Estamos falando de vidas, e de vidas que valem a pena ser vividas, que queremos dignificar, levando em consideração toda a necessidade de reparação histórica e violações que a ciência tem imposto a nós ao longo dos anos

Juliana ainda reforça o impacto do estudo para a UFJF e para sociedade juiz-forana, bem como para a produção científica mineira. “Tomara que a Brune seja a primeira de muitas outras pessoas transexuais a ingressarem no nosso e em outros programas de pós-graduação da UFJF. Queremos esses sujeitos como parceiros de trabalho e, talvez em um futuro próximo, em outra conjuntura de país, concorrendo às vagas de professores e pesquisadores.
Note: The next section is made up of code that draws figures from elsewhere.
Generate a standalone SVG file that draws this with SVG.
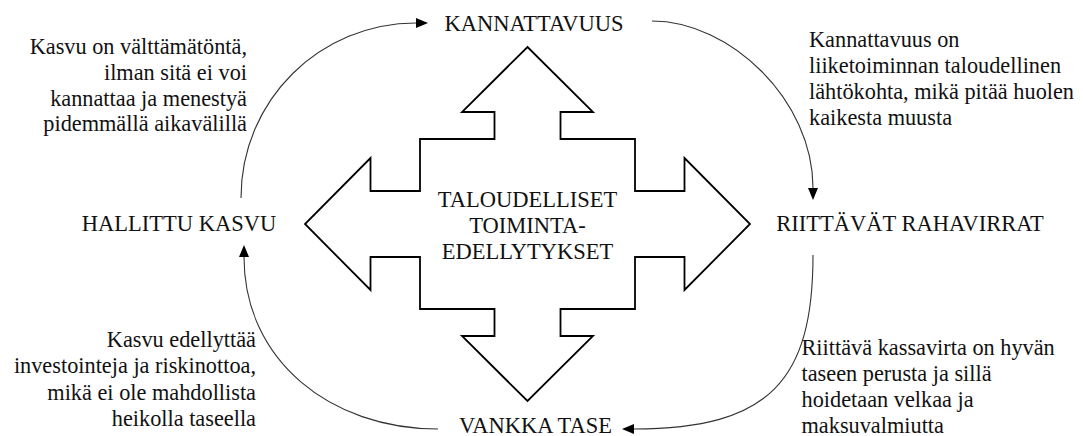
<svg xmlns="http://www.w3.org/2000/svg" width="1083" height="436" viewBox="0 0 1083 436">
<defs>
<style>
.t{font-family:'Liberation Serif','Tinos','Times New Roman','DejaVu Serif',serif;fill:#111;}
.lbl{font-size:22.5px;}
.desc{font-size:22.3px;}
.mid{text-anchor:middle;}
.end{text-anchor:end;}
.arc{fill:none;stroke:#333;stroke-width:1.1;}
.cross{fill:#fff;stroke:#000;stroke-width:1.8;stroke-linejoin:miter;}
</style>
<marker id="ah" viewBox="0 0 12 10" refX="0" refY="5" markerWidth="12" markerHeight="10" markerUnits="userSpaceOnUse" orient="auto">
<path d="M0,0 L12,5 L0,10 Z" fill="#000"/>
</marker>
</defs>
<rect width="1083" height="436" fill="#fff"/>
<g font-family="Liberation Serif, Tinos, Times New Roman, DejaVu Serif, serif">
<g id="center-node">
<polygon class="cross" points="527.5,47 593,112 560.5,112 560.5,139 635,139 635,191 684.5,191 684.5,158 750,224 684.5,290 684.5,257 635,257 635,309 560.5,309 560.5,336 593,336 527.5,401 462,336 494.5,336 494.5,309 420,309 420,257 370.5,257 370.5,290 305,224 370.5,158 370.5,191 420,191 420,139 494.5,139 494.5,112 462,112"/>
<text class="t lbl mid" x="527.5" y="207">TALOUDELLISET</text>
<text class="t lbl mid" x="527.5" y="233">TOIMINTA-</text>
<text class="t lbl mid" x="527.5" y="259">EDELLYTYKSET</text>
</g>
<g id="node-kannattavuus"><text class="t lbl mid" x="534" y="31">KANNATTAVUUS</text></g>
<g id="node-rahavirrat"><text class="t lbl mid" x="910" y="231">RIITTÄVÄT RAHAVIRRAT</text></g>
<g id="node-tase"><text class="t lbl mid" x="535.5" y="433">VANKKA TASE</text></g>
<g id="node-kasvu"><text class="t lbl mid" x="179" y="231">HALLITTU KASVU</text></g>
<g id="connectors">
<path class="arc" d="M241,198 C241,100 320,23 416,23" marker-end="url(#ah)"/>
<path class="arc" d="M652,21 C730,21 813,100 813,188" marker-end="url(#ah)"/>
<path class="arc" d="M813,255 C813,380 770,429 634,429" marker-end="url(#ah)"/>
<path class="arc" d="M438,429 C330,429 244,360 244,257" marker-end="url(#ah)"/>
</g>
<g id="desc-top-left">
<text class="t desc end" x="247" y="54">Kasvu on välttämätöntä,</text>
<text class="t desc end" x="247" y="80">ilman sitä ei voi</text>
<text class="t desc end" x="247" y="105.5">kannattaa ja menestyä</text>
<text class="t desc end" x="247" y="131">pidemmällä aikavälillä</text>
</g>
<g id="desc-top-right">
<text class="t desc" x="809" y="47">Kannattavuus on</text>
<text class="t desc" x="809" y="73">liiketoiminnan taloudellinen</text>
<text class="t desc" x="809" y="99">lähtökohta, mikä pitää huolen</text>
<text class="t desc" x="809" y="125">kaikesta muusta</text>
</g>
<g id="desc-bottom-left">
<text class="t desc end" x="256" y="347">Kasvu edellyttää</text>
<text class="t desc end" x="256" y="373">investointeja ja riskinottoa,</text>
<text class="t desc end" x="256" y="399.5">mikä ei ole mahdollista</text>
<text class="t desc end" x="256" y="426">heikolla taseella</text>
</g>
<g id="desc-bottom-right">
<text class="t desc" x="801.5" y="355">Riittävä kassavirta on hyvän</text>
<text class="t desc" x="801.5" y="381">taseen perusta ja sillä</text>
<text class="t desc" x="801.5" y="407">hoidetaan velkaa ja</text>
<text class="t desc" x="801.5" y="433">maksuvalmiutta</text>
</g>
</g>
</svg>
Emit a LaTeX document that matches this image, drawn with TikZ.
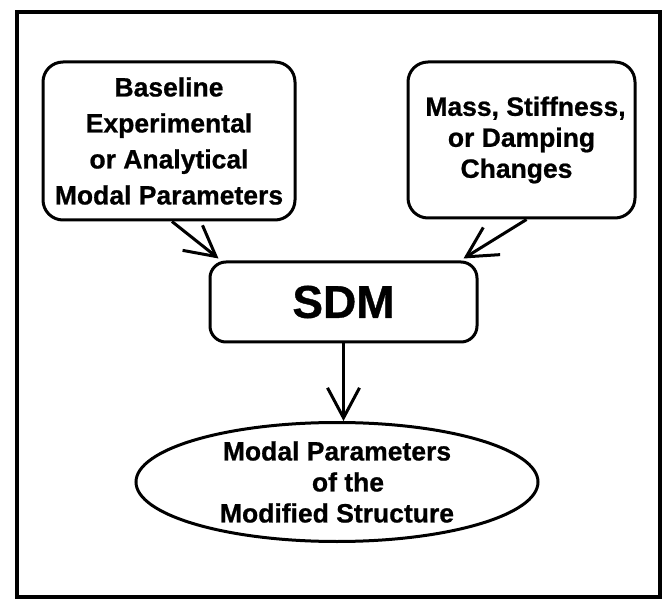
\documentclass[tikz,border=0pt]{standalone}
\usepackage{fontspec}
\setmainfont[BoldFeatures={FakeBold=0.8}]{Liberation Sans}
\usetikzlibrary{arrows.meta,shapes.geometric}
\begin{document}
\begin{tikzpicture}[x=1pt,y=-1pt,
  box/.style={draw,line width=3pt,rounded corners=20pt,align=center,inner sep=0pt},
  txt/.style={font=\fontsize{26.5}{36}\selectfont\bfseries},
  txtb/.style={font=\fontsize{26.5}{31}\selectfont\bfseries},
  flow/.style={line width=3pt,-{Straight Barb[length=30pt,width=32pt]}}]
\useasboundingbox (0,0) rectangle (669,601);
% outer frame
\draw[line width=3.5pt] (17,12) rectangle (660,597);
% inputs
\node[box,txt,minimum width=252pt,minimum height=158pt] (base) at (169,141)
  {Baseline\\Experimental\\or Analytical\\Modal Parameters};
\node[box,txtb,minimum width=227pt,minimum height=156pt] (chg) at (521.5,140)
  {\hspace*{8pt}Mass, Stiffness,\\or Damping\hspace*{16pt}\\Changes\hspace*{10pt}};
% structural dynamics modification
\node[box,rounded corners=16pt,font=\fontsize{46}{46}\selectfont\bfseries,
  minimum width=267pt,minimum height=80pt] (sdm) at (343.5,302) {SDM};
% result
\node[draw,ellipse,line width=3pt,txtb,align=center,inner sep=0pt,
  minimum width=402pt,minimum height=119pt] (res) at (337,482)
  {Modal Parameters\\\hspace*{22pt}of the\\Modified Structure};
% connectors
\draw[flow] ([xshift=3pt]base.south) -- ([xshift=10pt,yshift=2pt]sdm.north west);
\draw[flow] ([xshift=5pt]chg.south) -- ([xshift=-15pt,yshift=2pt]sdm.north east);
\draw[flow] (sdm.south) -- (sdm.south |- res.north);
\end{tikzpicture}
\end{document}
Isso só agrega valor à nossa comunidade acadêmica.”

Brune concorda com a orientadora sobre o significado da conquista do título de doutora por uma mulher trans: “estamos falando de vidas, e de vidas que valem a pena ser vividas, que queremos dignificar, levando em consideração toda a necessidade de reparação histórica e violações que a ciência tem imposto a nós ao longo dos anos”.

Banca foi composta por docentes da UFJF e de outras instituições (Foto: Aline Avellar)

A banca de doutoramento foi composta pelas professoras Flávia Teixeira, da Universidade Federal de Uberlândia (UFU); Jaqueline Gomes de Jesus, do Instituto Federal do Rio de Janeiro (IFRJ) e do Departamento de Direitos Humanos, Saúde e Diversidade Cultural da Escola Nacional de Saúde Pública Sérgio Arouca da Fundação Oswaldo Cruz (DIHS/ENSP/Fiocruz); Fabiane Rossi, do Departamento de Psicologia da UFJF; e pelo professor Marco José Duarte, da Faculdade de Serviço Social da UFJF.